Unable to properly import external (combinded apache) log files

Hi to all,

Following the PKP_Statistics_Framework i put some test clips from my apache log file containing downloads to the stage directory and run

php tools/runScheduledTasks.php plugins/generic/usageStats/scheduledTasksExternalLogFiles.xml

The process is finished without error (file moved to archived/nothing in the rejected folder) but the metrics table does not contain the necessary data!

Log file is in combined format
I’m using ojs 2.4.8-1

Example from apache log file used as input:

AAA.BBB.CCC.DDD - - [10/Oct/2016:10:54:12 +0300] “GET /JOURNALNAME/article/download/191/195 HTTP/1.1” 200 9724643 “http://X.Y.Z/JOURNALNAME/article/view/191/195” “Mozilla/5.0 (Windows NT 6.1; WOW64; rv:48.0) Gecko/20100101 Firefox/48.0”

Any ideas what might be wrong?

Thanks in advance,
Theodoros Theodoropoulos

My site is not a fresh installation. It was upgraded several times, but now has the latest stable version.

I have a fear that the RegEx value currently found in JOURNALNAME/manager/plugin/generic/usagestatsplugin/settings

/^(\S+) \S+ \S+ \[(.*?)\] “(\S+).*?” \d+ \d+ “(.*?)” “(.*?)”/

is different from the one found in /plugins/generic/usageStats/settings.xml and also the (new) code in /generic/usageStats/UsageStatsLoader.inc.php and should(?) be manually changed because it has somewhat different grouping.

The first produces these groups:

Group2: 10/Oct/2016:10:54:12 +0300
Group3: GET <— !!
Group4: http://X.Y.Z/hydrotechnica/article/view/191/195
Group5: Mozilla/5.0 (Windows NT 6.1; WOW64; rv:48.0) Gecko/20100101 Firefox/48.0

The latter produces these groups:

Group date: 10/Oct/2016:10:54:12 +0300
Group url: /JOURNALNAME/article/download/191/195
Group returnCode: 200
Group userAgent: Mozilla/5.0 (Windows NT 6.1; WOW64; rv:48.0) Gecko/20100101 Firefox/48.0

According to code in UsageStatsLoader.inc.php (lines 330->334) Group3 should point to URL and Group4 to ReturnCode

Could it be that this prevents data from being merged to the DB?

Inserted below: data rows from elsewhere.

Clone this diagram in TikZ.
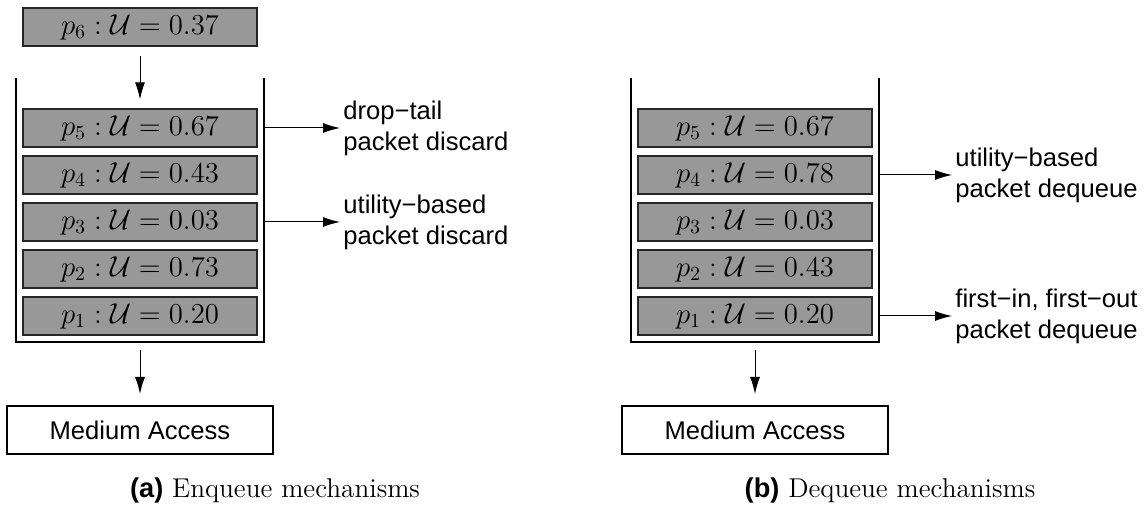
\documentclass[tikz,border=0pt]{standalone}
\usepackage{fontspec}
\newfontfamily\lab{Liberation Sans}
\usetikzlibrary{arrows.meta}
\definecolor{pktgray}{RGB}{152,152,152}
\tikzset{
  pkt/.style={draw=black!85, line width=0.6pt, fill=pktgray, minimum width=117pt, minimum height=19pt, inner sep=0pt, font=\fontsize{14}{16}\selectfont},
  medbox/.style={draw, line width=1pt, minimum width=133pt, minimum height=24pt, inner sep=0pt, font=\lab\fontsize{12.8}{15}\selectfont},
  lbl/.style={anchor=west, align=left, inner sep=1.5pt, font=\lab\fontsize{12.8}{15.5}\selectfont},
  arr/.style={-{Latex[length=8.5pt,width=5pt]}, line width=0.5pt},
  wall/.style={line width=1.3pt},
  captxt/.style={inner sep=0pt, font=\fontsize{13.6}{16}\selectfont}
}
\begin{document}
\begin{tikzpicture}[x=0.5pt, y=-0.5pt]
\useasboundingbox (0,0) rectangle (1147,507);
% ---------- (a) Enqueue ----------
\node[pkt] (p6) at (140,27) {$p_6:\mathcal{U}=0.37$};
\node[pkt] (a5) at (140,128) {$p_5:\mathcal{U}=0.67$};
\node[pkt] (a4) at (140,175) {$p_4:\mathcal{U}=0.43$};
\node[pkt] (a3) at (140,222) {$p_3:\mathcal{U}=0.03$};
\node[pkt] (a2) at (140,269) {$p_2:\mathcal{U}=0.73$};
\node[pkt] (a1) at (140,316) {$p_1:\mathcal{U}=0.20$};
\draw[wall] (16,78) -- (16,342) -- (264,342) -- (264,78);
\coordinate (awa) at (265,128);
\coordinate (awb) at (265,222);
\coordinate (abot) at (140,342);
\node[lbl] (la1) at (340,128) {drop−tail\\packet discard};
\node[lbl] (la2) at (340,222) {utility−based\\packet discard};
\draw[arr] (awa) -- (la1.west);
\draw[arr] (awb) -- (la2.west);
\draw[arr] ([yshift=-4.5pt]p6.south) -- ([yshift=4.5pt]a5.north);
\node[medbox] (ma) at (140,430) {Medium Access};
\draw[arr] ([yshift=-4pt]abot) -- ([yshift=5.5pt]ma.north);
\node[captxt] (capa) at (275,490) {{\lab\bfseries (a)} Enqueue mechanisms};
% ---------- (b) Dequeue ----------
\node[pkt] (b5) at (755,128) {$p_5:\mathcal{U}=0.67$};
\node[pkt] (b4) at (755,175) {$p_4:\mathcal{U}=0.78$};
\node[pkt] (b3) at (755,222) {$p_3:\mathcal{U}=0.03$};
\node[pkt] (b2) at (755,269) {$p_2:\mathcal{U}=0.43$};
\node[pkt] (b1) at (755,316) {$p_1:\mathcal{U}=0.20$};
\draw[wall] (631,78) -- (631,342) -- (879,342) -- (879,78);
\coordinate (bwa) at (880,175);
\coordinate (bwb) at (880,316);
\coordinate (bbot) at (755,342);
\node[lbl] (lb1) at (952,175) {utility−based\\packet dequeue};
\node[lbl] (lb2) at (952,316) {first−in, first−out\\packet dequeue};
\draw[arr] (bwa) -- (lb1.west);
\draw[arr] (bwb) -- (lb2.west);
\node[medbox] (mb) at (755,430) {Medium Access};
\draw[arr] ([yshift=-4pt]bbot) -- ([yshift=5.5pt]mb.north);
\node[captxt] (capb) at (890,490) {{\lab\bfseries (b)} Dequeue mechanisms};
\end{tikzpicture}
\end{document}
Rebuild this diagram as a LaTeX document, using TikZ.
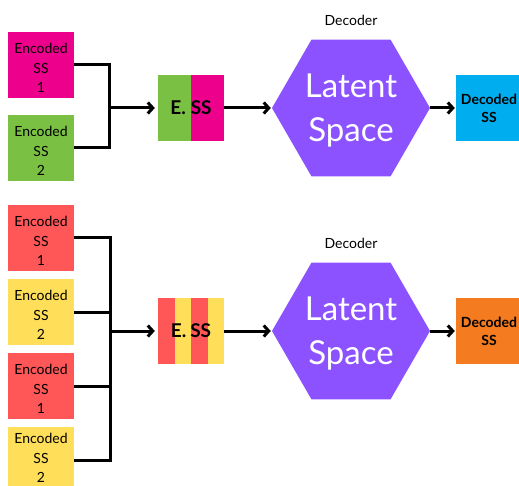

[UPDATE] YES, this seems to be the problem!
Removing completely the RegEx in JOURNALNAME/manager/plugin/generic/usagestatsplugin/settings, forces /generic/usageStats/UsageStatsLoader.inc.php to use the default value with named groups, that seem to work!!

Please verify with your installation… If true, this should lead to a bug fix

There was a brief period of time when a bad regular expression was introduced in the product. Your analysis above is correct. The regular expression was corrected, but if you saved the Usage Statistics settings when the faulty regular expression was present, it would be saved in your plugin settings until removed or corrected, as you have done.